(Collected data entries)

::::

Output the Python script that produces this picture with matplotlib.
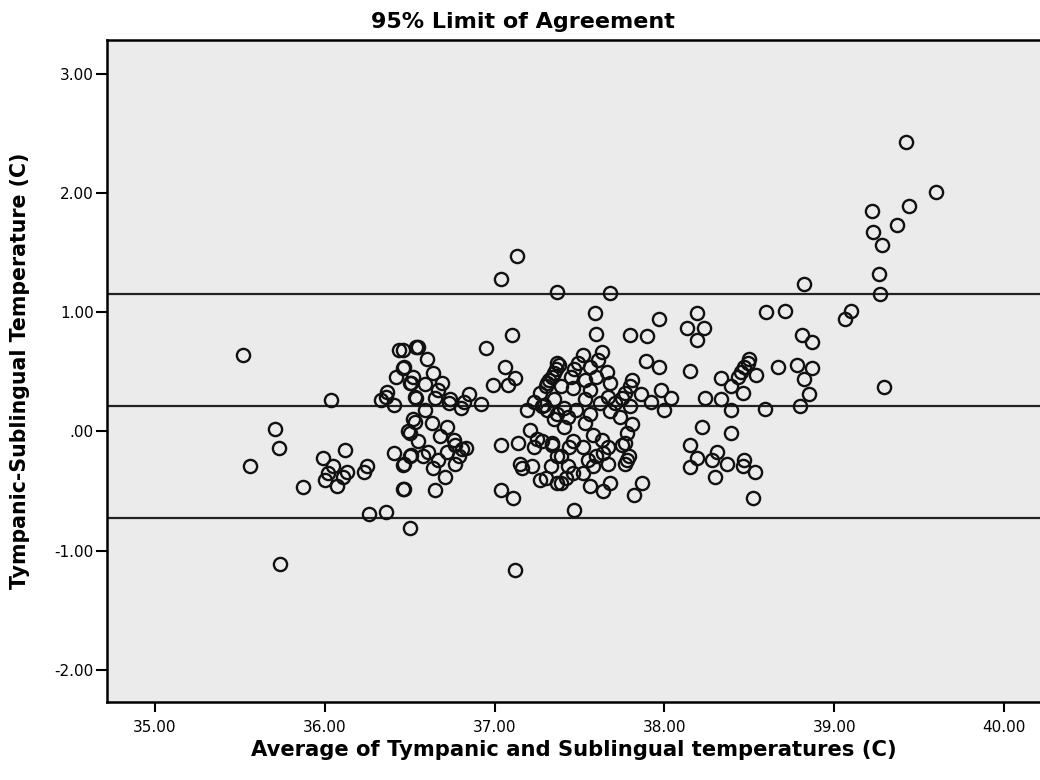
import matplotlib
matplotlib.use("Agg")
import matplotlib.pyplot as plt
from matplotlib.ticker import FuncFormatter

# average of the two readings (C)
avg_temp = [
    35.52, 36.04, 35.71, 35.73, 35.56, 35.99, 36.12, 36.05, 36.02, 36.00,
    36.07, 36.11, 36.13, 35.87, 36.25, 36.23, 36.26, 36.36, 36.50, 35.74,
    36.44, 36.54, 36.33, 36.37, 36.36, 36.41, 36.46, 36.42, 36.51, 36.54,
    36.41, 36.46, 36.50, 36.46, 36.52, 36.50,
    37.13, 37.04, 37.37, 37.10, 36.95, 36.55, 36.46, 36.60, 36.47, 36.64,
    36.52, 36.50, 36.59, 36.69, 36.67, 36.53, 36.65, 36.74, 36.73, 36.85,
    36.82, 36.80, 36.92, 36.59, 36.53, 36.63, 36.72, 36.49, 36.68, 36.55,
    36.76, 36.77, 36.81, 36.83, 36.72, 36.61, 36.58, 36.51, 36.47, 36.67,
    36.79, 36.77, 36.64, 36.71, 36.47, 36.65, 37.12, 37.06, 37.12, 36.99,
    37.08, 37.04, 37.14, 37.04, 37.11,
    37.19, 37.23, 37.27, 37.31, 37.34, 37.36, 37.37, 37.28, 37.21, 37.25,
    37.23, 37.15, 37.16, 37.34, 37.22, 37.27, 37.37, 37.37,
    37.68, 37.59, 37.97, 37.60, 37.80, 37.90, 37.89, 37.97,
    37.52, 37.49, 37.47, 37.45, 37.38, 37.35, 37.32, 37.30, 37.63, 37.61,
    37.56, 37.66, 37.60, 37.53, 37.39, 37.46, 37.56, 37.68, 37.81, 37.80,
    37.77, 37.75, 37.71, 37.86, 37.92, 37.98, 38.04, 38.00, 37.67, 37.62,
    37.53, 37.48, 37.56, 37.35, 37.29, 37.37, 37.41, 37.68, 37.74, 37.80,
    37.81, 37.78, 37.77, 37.75, 37.78, 37.79, 37.77, 37.43, 37.41, 37.35,
    37.31, 37.53, 37.58, 37.63, 37.67, 37.64, 37.60, 37.55, 37.52, 37.46,
    37.44, 37.34, 37.28, 37.39, 37.33, 37.43, 37.46, 37.42, 37.30, 37.39,
    37.52, 37.58, 37.67, 37.56, 37.64, 37.68, 37.82, 37.87, 37.47,
    38.82, 39.27, 38.19, 38.13, 38.23, 38.19, 38.60, 38.71, 39.10, 39.06,
    38.81, 38.87, 38.15, 38.50, 38.49, 38.47, 38.45, 38.43, 38.54, 38.33,
    38.39, 38.46, 38.67, 38.78, 38.87, 38.82, 38.85, 38.80, 38.59, 38.39,
    38.33, 38.24, 39.29, 38.22, 38.39, 38.15, 38.19, 38.15, 38.31, 38.28,
    38.37, 38.30, 38.47, 38.46, 38.53, 38.52,
    39.42, 39.60, 39.44, 39.22, 39.37, 39.23, 39.28, 39.26,
]

# tympanic minus sublingual (C)
diff_temp = [
    0.64, 0.26, 0.02, -0.14, -0.29, -0.22, -0.16, -0.29, -0.35, -0.41,
    -0.46, -0.38, -0.34, -0.47, -0.29, -0.34, -0.69, -0.68, -0.81, -1.11,
    0.68, 0.71, 0.26, 0.33, 0.29, 0.22, 0.53, 0.46, 0.41, 0.28,
    -0.18, -0.28, -0.21, -0.48, 0.10, -0.01,
    1.47, 1.28, 1.17, 0.81, 0.70, 0.71, 0.68, 0.61, 0.54, 0.49,
    0.46, 0.41, 0.40, 0.41, 0.35, 0.29, 0.28, 0.27, 0.24, 0.31,
    0.25, 0.20, 0.23, 0.18, 0.08, 0.07, 0.04, 0.00, -0.04, -0.08,
    -0.07, -0.11, -0.15, -0.14, -0.17, -0.17, -0.21, -0.20, -0.27, -0.24,
    -0.21, -0.27, -0.31, -0.38, -0.48, -0.49, -1.16, 0.54, 0.45, 0.39,
    0.39, -0.11, -0.10, -0.49, -0.56,
    0.18, 0.25, 0.32, 0.41, 0.46, 0.52, 0.57, 0.21, 0.01, -0.06,
    -0.13, -0.27, -0.31, -0.11, -0.29, -0.41, -0.43, -0.21,
    1.16, 0.99, 0.94, 0.82, 0.81, 0.80, 0.59, 0.54,
    0.64, 0.57, 0.52, 0.46, 0.56, 0.49, 0.43, 0.38, 0.67, 0.60,
    0.54, 0.50, 0.46, 0.43, 0.38, 0.36, 0.35, 0.41, 0.43, 0.38,
    0.32, 0.28, 0.24, 0.31, 0.25, 0.35, 0.28, 0.18, 0.29, 0.24,
    0.27, 0.18, 0.15, 0.27, 0.22, 0.15, 0.20, 0.17, 0.12, 0.21,
    0.06, -0.01, -0.10, -0.11, -0.24, -0.21, -0.27, 0.12, 0.04, 0.10,
    0.18, 0.07, -0.03, -0.07, -0.13, -0.18, -0.21, -0.24, -0.13, -0.08,
    -0.13, -0.10, -0.08, -0.21, -0.29, -0.29, -0.35, -0.39, -0.39, -0.43,
    -0.35, -0.29, -0.27, -0.46, -0.50, -0.43, -0.53, -0.43, -0.66,
    1.24, 1.15, 0.99, 0.87, 0.87, 0.77, 1.00, 1.01, 1.01, 0.94,
    0.81, 0.75, 0.51, 0.61, 0.57, 0.54, 0.50, 0.46, 0.47, 0.45,
    0.38, 0.32, 0.54, 0.56, 0.53, 0.44, 0.31, 0.21, 0.19, 0.18,
    0.27, 0.28, 0.37, 0.04, -0.01, -0.11, -0.22, -0.30, -0.17, -0.24,
    -0.27, -0.38, -0.24, -0.29, -0.34, -0.56,
    2.43, 2.01, 1.89, 1.85, 1.73, 1.67, 1.56, 1.32,
]

# mean difference and 95% limits
loa_lines = [1.15, 0.21, -0.73]

x_ticks = [35, 36, 37, 38, 39, 40]
y_ticks = [-2, -1, 0, 1, 2, 3]


def spss_fmt(v, pos=None):
    # SPSS writes zero as ".00"
    s = f"{v:.2f}"
    if s in ("0.00", "-0.00"):
        return ".00"
    return s


plt.rcParams["font.family"] = ["DejaVu Sans"]

fig = plt.figure(figsize=(10.4, 7.8), dpi=100)
ax = fig.add_axes([0.103, 0.10, 0.897, 0.849])
ax.set_facecolor("#ebebeb")

for yv in loa_lines:
    ax.axhline(yv, color="#222222", lw=1.6, zorder=1)

ax.plot(avg_temp, diff_temp, linestyle="none", marker="o", markersize=9.5,
        markerfacecolor="none", markeredgecolor="#111111", markeredgewidth=1.7,
        zorder=2)

ax.set_xlim(34.72, 40.21)
ax.set_ylim(-2.27, 3.285)
ax.set_xticks(x_ticks)
ax.set_yticks(y_ticks)
ax.xaxis.set_major_formatter(FuncFormatter(spss_fmt))
ax.yaxis.set_major_formatter(FuncFormatter(spss_fmt))
ax.tick_params(direction="out", width=1.5, labelsize=11, colors="black")
ax.tick_params(axis="x", length=7, pad=6)
ax.tick_params(axis="y", length=8, pad=1.5)

for side in ("left", "bottom", "top"):
    ax.spines[side].set_linewidth(1.8)
ax.spines["right"].set_visible(False)

fig.text(0.503, 1 - 28 / 780, "95% Limit of Agreement", ha="center",
         va="baseline", fontsize=16, fontweight="bold")
ax.set_xlabel("Average of Tympanic and Sublingual temperatures (C)",
              fontsize=15.2, fontweight="bold")
ax.set_ylabel("Tympanic-Sublingual Temperature (C)",
              fontsize=14.8, fontweight="bold")
ax.xaxis.set_label_coords(0.5, -0.058)
ax.yaxis.set_label_coords(-0.083, 0.5)

fig.savefig("out.png", dpi=100)
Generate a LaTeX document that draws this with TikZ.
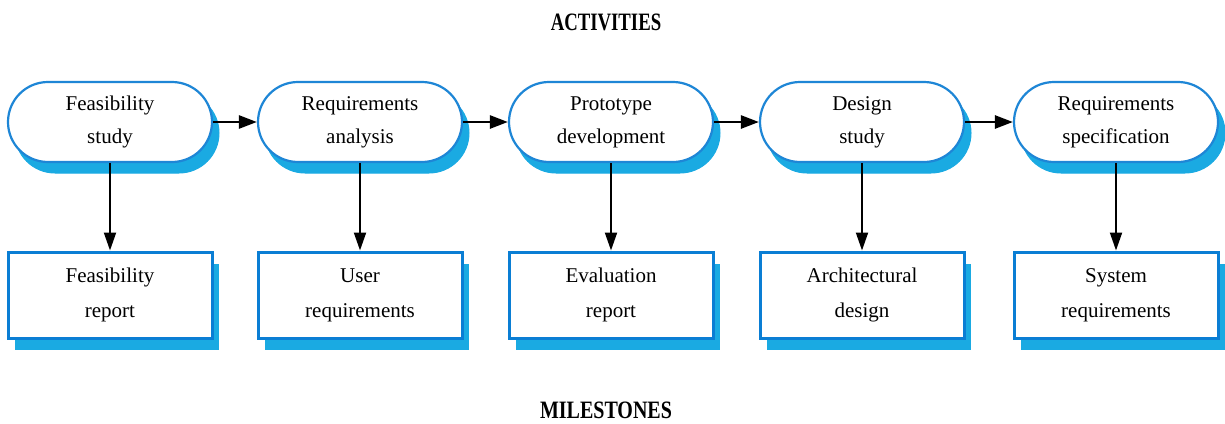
\documentclass[tikz,border=0pt]{standalone}
\usepackage{fontspec}
\setmainfont{Liberation Serif}
\usetikzlibrary{shapes.misc,shadows,arrows.meta}
\definecolor{edgeblue}{HTML}{1E86D6}
\definecolor{boxblue}{HTML}{0A7ED4}
\definecolor{shadowblue}{HTML}{1AAAE2}
\tikzset{
  activity/.style={rounded rectangle, draw=edgeblue, line width=2.2pt, fill=white,
    minimum width=204pt, minimum height=80pt, align=center, inner sep=0pt,
    font=\fontsize{21}{33}\selectfont,
    copy shadow={shadow xshift=7pt, shadow yshift=-11pt, fill=shadowblue, draw=shadowblue, line width=1pt}},
  milestone/.style={rectangle, draw=boxblue, line width=3pt, fill=white,
    minimum width=204pt, minimum height=86pt, align=center, inner sep=0pt,
    font=\fontsize{21}{35}\selectfont,
    copy shadow={shadow xshift=7pt, shadow yshift=-12pt, fill=shadowblue, draw=none}},
  flow/.style={line width=2.6pt, -{Triangle[length=18pt,width=13pt]}, black},
  down/.style={line width=2pt, -{Triangle[length=18pt,width=12pt]}, black},
  heading/.style={inner sep=0pt, font=\fontsize{25}{25}\selectfont\bfseries}
}
\begin{document}
\begin{tikzpicture}[x=1pt,y=-1pt]
\useasboundingbox (0,0) rectangle (1225,423);
\node[heading] (act) at (606,22) {\scalebox{0.75}[1]{ACTIVITIES}};
\node[heading] (mil) at (606,410) {\scalebox{0.8}[1]{MILESTONES}};

\node[activity] (a1) at (110,122) {Feasibility\\study};
\node[activity] (a2) at (360,122) {Requirements\\analysis};
\node[activity] (a3) at (611,122) {Prototype\\development};
\node[activity] (a4) at (862,122) {Design\\study};
\node[activity] (a5) at (1116,122) {Requirements\\specification};

\node[milestone] (m1) at (110,295) {Feasibility\\report};
\node[milestone] (m2) at (360,295) {User\\requirements};
\node[milestone] (m3) at (611,295) {Evaluation\\report};
\node[milestone] (m4) at (862,295) {Architectural\\design};
\node[milestone] (m5) at (1116,295) {System\\requirements};

\draw[flow] (a1.east) -- (a2.west);
\draw[flow] (a2.east) -- (a3.west);
\draw[flow] (a3.east) -- (a4.west);
\draw[flow] (a4.east) -- (a5.west);

\foreach \i in {1,...,5} {
  \draw[down] (a\i.south) -- (a\i.south |- m\i.north);
}
\end{tikzpicture}
\end{document}
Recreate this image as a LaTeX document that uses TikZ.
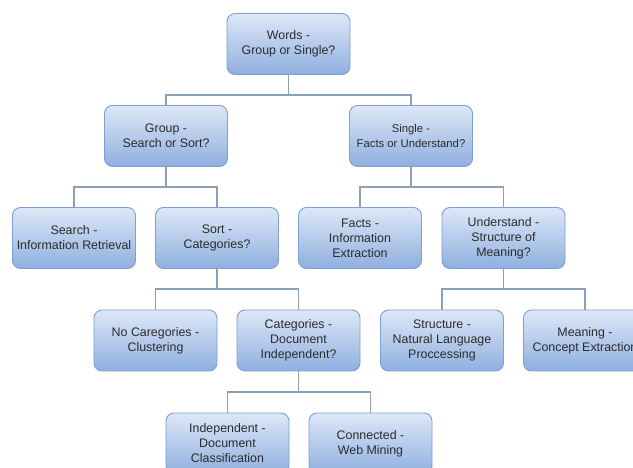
\documentclass[tikz,border=0pt]{standalone}
\usepackage{fontspec}
\setmainfont{Liberation Sans}
\begin{document}
\begin{tikzpicture}[x=1pt,y=-1pt,
  box/.style={draw=boxedge, line width=0.9pt, rounded corners=8pt,
    top color=boxtop, bottom color=boxbot, minimum width=123pt, minimum height=61pt,
    align=center, text=txt, font=\fontsize{12.4}{15}\selectfont, inner sep=2pt},
  link/.style={draw=linkc, line width=1.2pt}]
\definecolor{boxedge}{HTML}{7E9FD0}
\definecolor{boxtop}{HTML}{DDE8F7}
\definecolor{boxbot}{HTML}{8FAFDF}
\definecolor{txt}{HTML}{2B2B2B}
\definecolor{linkc}{HTML}{8A9FBA}
\path[use as bounding box, clip] (0,0) rectangle (633,468);
\fill[white] (0,0) rectangle (633,468);
% nodes
\node[box] (root) at (288.5,44) {Words -\\Group or Single?};
\node[box, font=\fontsize{11.3}{14.5}\selectfont] (single) at (411,136) {Single -\\Facts or Understand?};
\node[box] (group) at (166,136) {Group -\\Search or Sort?};
\node[box] (search) at (74,238) {Search -\\Information Retrieval};
\node[box] (sort) at (217,238) {Sort -\\Categories?};
\node[box] (facts) at (360,238) {Facts -\\Information\\Extraction};
\node[box] (underst) at (503.5,238) {Understand -\\Structure of\\Meaning?};
\node[box] (nocat) at (155.5,340.5) {No Caregories -\\Clustering};
\node[box] (cat) at (298.5,340.5) {Categories -\\Document\\Independent?};
\node[box] (struct) at (442,340.5) {Structure -\\Natural Language\\Proccessing};
\node[box] (meaning) at (585,340.5) {Meaning -\\Concept Extraction};
\node[box] (indep) at (227.5,443.5) {Independent -\\Document\\Classification};
\node[box] (conn) at (370.5,443.5) {Connected -\\Web Mining};
% junctions
\coordinate (j1) at (288.5,95);
\coordinate (j2) at (166,187);
\coordinate (j3) at (411,187);
\coordinate (j4) at (217,289);
\coordinate (j5) at (503.5,289);
\coordinate (j6) at (298.5,392);
% connectors
\draw[link] (root.south) -- (j1) -| (group.north);
\draw[link] (j1) -| (single.north);
\draw[link] (group.south) -- (j2) -| (search.north);
\draw[link] (j2) -| (sort.north);
\draw[link] (single.south) -- (j3) -| (facts.north);
\draw[link] (j3) -| (underst.north);
\draw[link] (sort.south) -- (j4) -| (nocat.north);
\draw[link] (j4) -| (cat.north);
\draw[link] (underst.south) -- (j5) -| (struct.north);
\draw[link] (j5) -| (meaning.north);
\draw[link] (cat.south) -- (j6) -| (indep.north);
\draw[link] (j6) -| (conn.north);
\end{tikzpicture}
\end{document}
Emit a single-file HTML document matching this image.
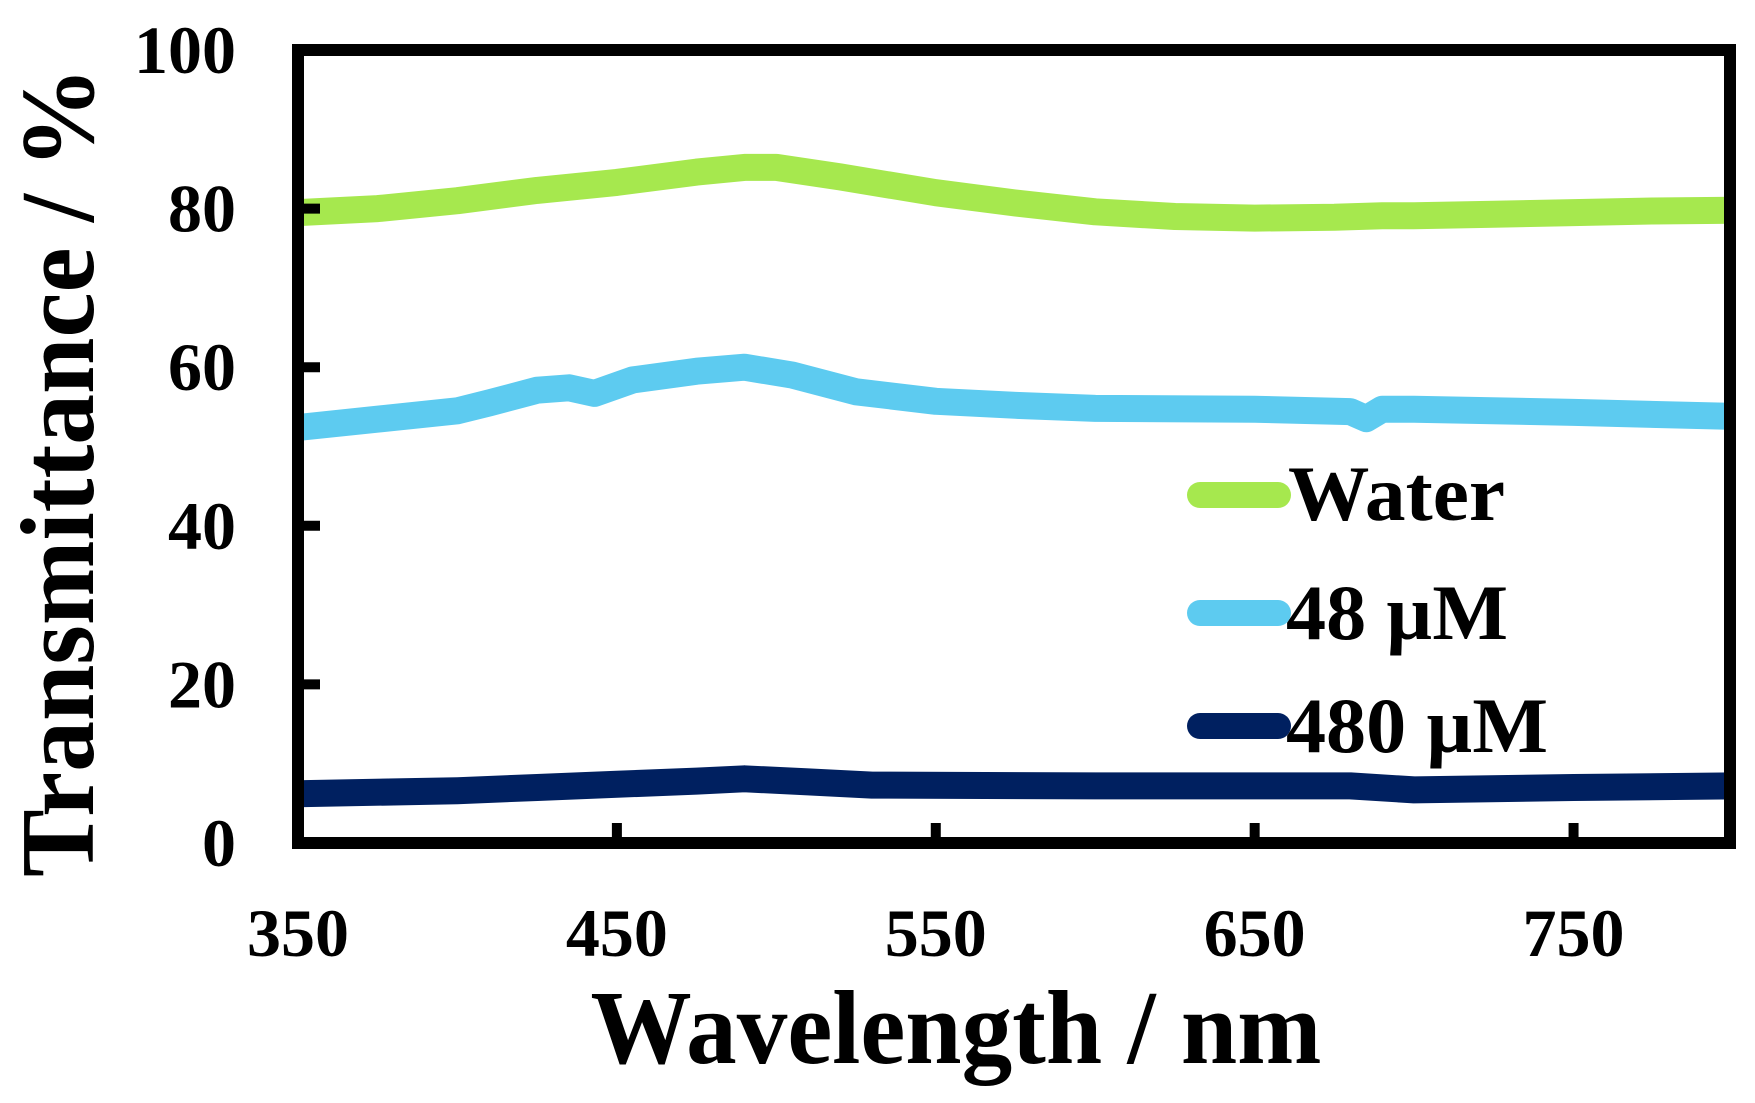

::::

(Task directions) Scan the records above for the string "this", then select every line that holds it.

(Task response)
Output the Python script that produces this picture with matplotlib.
Generate a LaTeX document that draws this with TikZ.
Recreate this image as a LaTeX document that uses TikZ.
Emit a single-file HTML document matching this image.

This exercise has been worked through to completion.